● GOAL:
List each line of the data that holds the word "this".

● Recorded data:
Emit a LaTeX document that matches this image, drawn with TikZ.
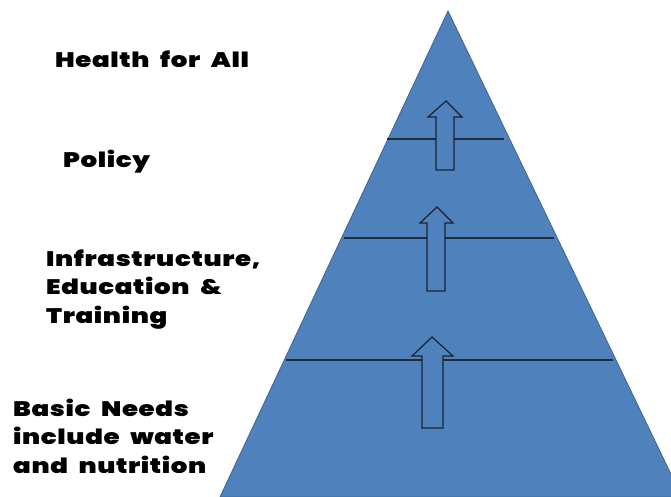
\documentclass[tikz,border=0pt]{standalone}
\usepackage{fontspec}
\newfontfamily\labfont{Poppins Black}[FakeStretch=1.24, LetterSpace=3, WordSpace=2.1]
\definecolor{pyrblue}{HTML}{4F81BD}
\definecolor{pyredge}{HTML}{3B6596}
\definecolor{tierline}{HTML}{1E2C3E}
\definecolor{arrowedge}{HTML}{1A2230}
\tikzset{
  pyramid/.style={fill=pyrblue, draw=pyredge, line width=0.8pt},
  tier/.style={draw=tierline, line width=1.6pt},
  uparrow/.style={fill=pyrblue, draw=arrowedge, line width=1.2pt, line join=miter},
  label/.style={anchor=base west, inner sep=0pt, align=left,
    font=\labfont\fontsize{21}{28.5}\selectfont, text=black}
}
\begin{document}
\begin{tikzpicture}[x=1pt,y=-1pt]
\useasboundingbox (0,0) rectangle (671,496);
% pyramid
\coordinate (apex) at (448,11);
\coordinate (bl) at (220,497);
\coordinate (br) at (682,497);
\path[pyramid] (apex) -- (br) -- (bl) -- cycle;
% tier lines
\coordinate (t1l) at (387,139); \coordinate (t1r) at (504,139);
\coordinate (t2l) at (344,238); \coordinate (t2r) at (554,238);
\coordinate (t3l) at (286,360); \coordinate (t3r) at (613,360);
\draw[tier] (t1l) -- (t1r);
\draw[tier] (t2l) -- (t2r);
\draw[tier] (t3l) -- (t3r);
% block arrows
\draw[uparrow] (446,101) -- (462,117) -- (454,117) -- (454,170) -- (436,170) -- (436,117) -- (428,117) -- cycle;
\draw[uparrow] (437,207) -- (453,223) -- (445,223) -- (445,291) -- (427,291) -- (427,223) -- (420,223) -- cycle;
\draw[uparrow] (432,337) -- (453,356) -- (443,356) -- (443,428) -- (422,428) -- (422,356) -- (412,356) -- cycle;
% labels
\node[label] (health) at (55,67) {Health for All};
\node[label] (policy) at (63,167) {Policy};
\node[label] (infra) at (46,323) {Infrastructure,\\Education \&\\Training};
\node[label] (basic) at (13,473) {Basic Needs\\include water\\and nutrition};
\end{tikzpicture}
\end{document}
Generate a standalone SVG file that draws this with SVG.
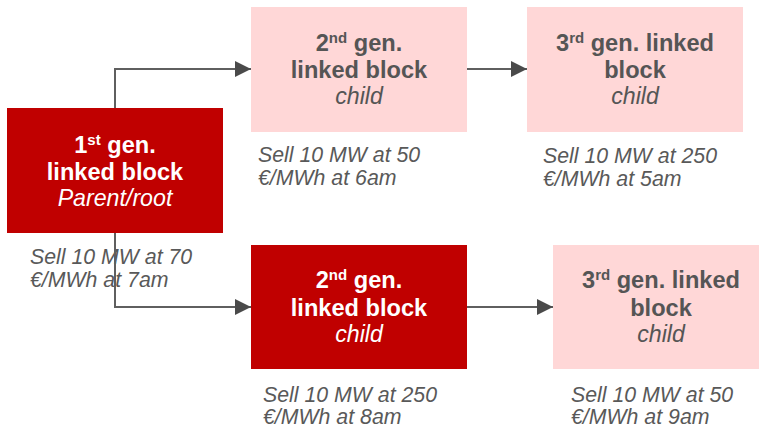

● EXERCISE RESULT:
Emit a LaTeX document that matches this image, drawn with TikZ.
Generate a standalone SVG file that draws this with SVG.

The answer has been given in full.